Krishna was bigger than life, certainly the most thinking, emotional, and communicating cat I have ever seen. I rescued him, and probably would have found new owners for him, but he was so damn smart. He would sit with guests and try to talk. He lived with me through the Internet revolution, but I had to give him to my parents during the 2000's when conditions, including 9/11, forced me to leave NYC. They took care of him, but they are very unemotional, and that was not good for him--he often got depressed.


About six months ago, his kidneys started to fail, and yesterday morning he passed on. It was an old mouth injury from abuse that hurt him the most in the end, it had been aggravated by my parent's use of very hard treats to control him through Skinner-type behavior. A week ago he could no longer eat normal food, but they kept feeding him the hard treats making him bleed from the mouth. I had to take him. I did manage to stop the problem in his mouth, but it was too late--he was too weak from not eating for a week, and his kidneys failed completely. He understood he was dying, and I struggled internally with the idea of euthanizing him, but I could see his desire to live life as best he could to the very end, so we kept him close for his final days.



I read all I could find about the issues of dying cats and ending their lives early, but nowhere could did I see any consideration of what the animal wants, animal rights not withstanding. That I thought was amazing; all these people with expert opinions, including animal rights activists, did not even consider the possibility that dying animal might have desires, one way or the other.




He did start eating his last few days, but it was of course too late. His will to live was strong.




His body was still warm when I woke up yesterday to find he had passed
on. I quickly put him in the box I had made for him, and expoxied it
shut. I then took the box downstairs and put it in the early morning
Sun. Our new cat, Missy, came over and investigated the box--she was
wondering what had happened to Krishna.



We took him in his box to a river bank along the Housatonic, where he had played as a kitten (before the lyme tick infestation), and I buried him in the sandy loam. I partly chose the spot because I don't think it will ever be bulldozed, and it will be easy to visit even if it changes hands.

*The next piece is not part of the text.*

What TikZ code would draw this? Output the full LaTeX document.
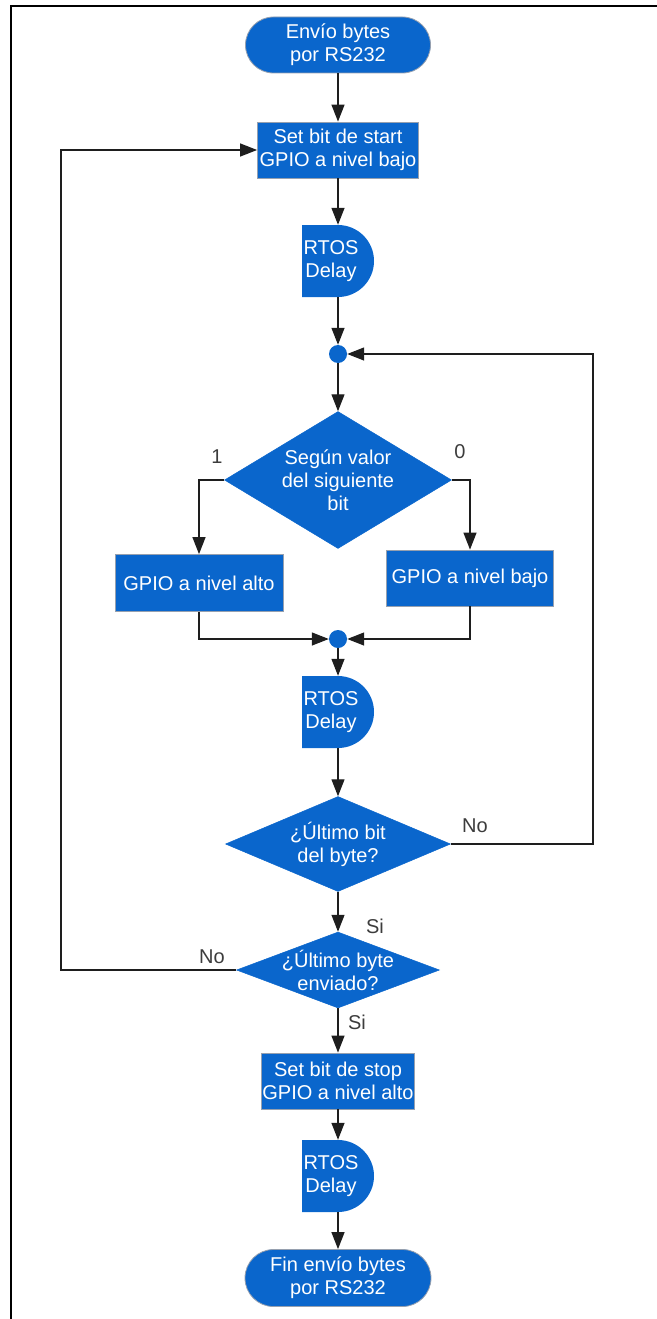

I learned a lot about cat kidney disease over the past week, and also various kinds of feeding. What amazed me is that therapies for humans with kidney disease have nearly nothing in common with therapies for cats with this disease--cats and humans are not THAT different. One might think the vets are treating reptiles instead of cats. I realize it is a long stretch to memorialize a cat, but Krishna's life was significant, and if circumstances had been better, I think his life could have had even more meaning--and been longer. So I think I will create a research wiki where my empathy model is, Wikiveristy, about treating cats in their final stages, especially with kidney disease, which is their most common old-age disorder. I also think there needs to be a discussion about the morals of euthanasia from the perspective of the cats' desires: real animal rights.

I was very glad that got to know many people, and that he recovered emotionally from the abuse that he got when he was younger.



I am finding that my photography is with me to help me share, and to make more meaning from my efforts by being able to record them. Krishna does have a very nice box, and a very nice resting place. I refinished a wine box for him, and decorated the lid with two playing polar bears taken from a vodka box. I could not find the right cloth for the lid, so I used a shirt--I had to build his box on short notice, and he needed it the morning after I finished it.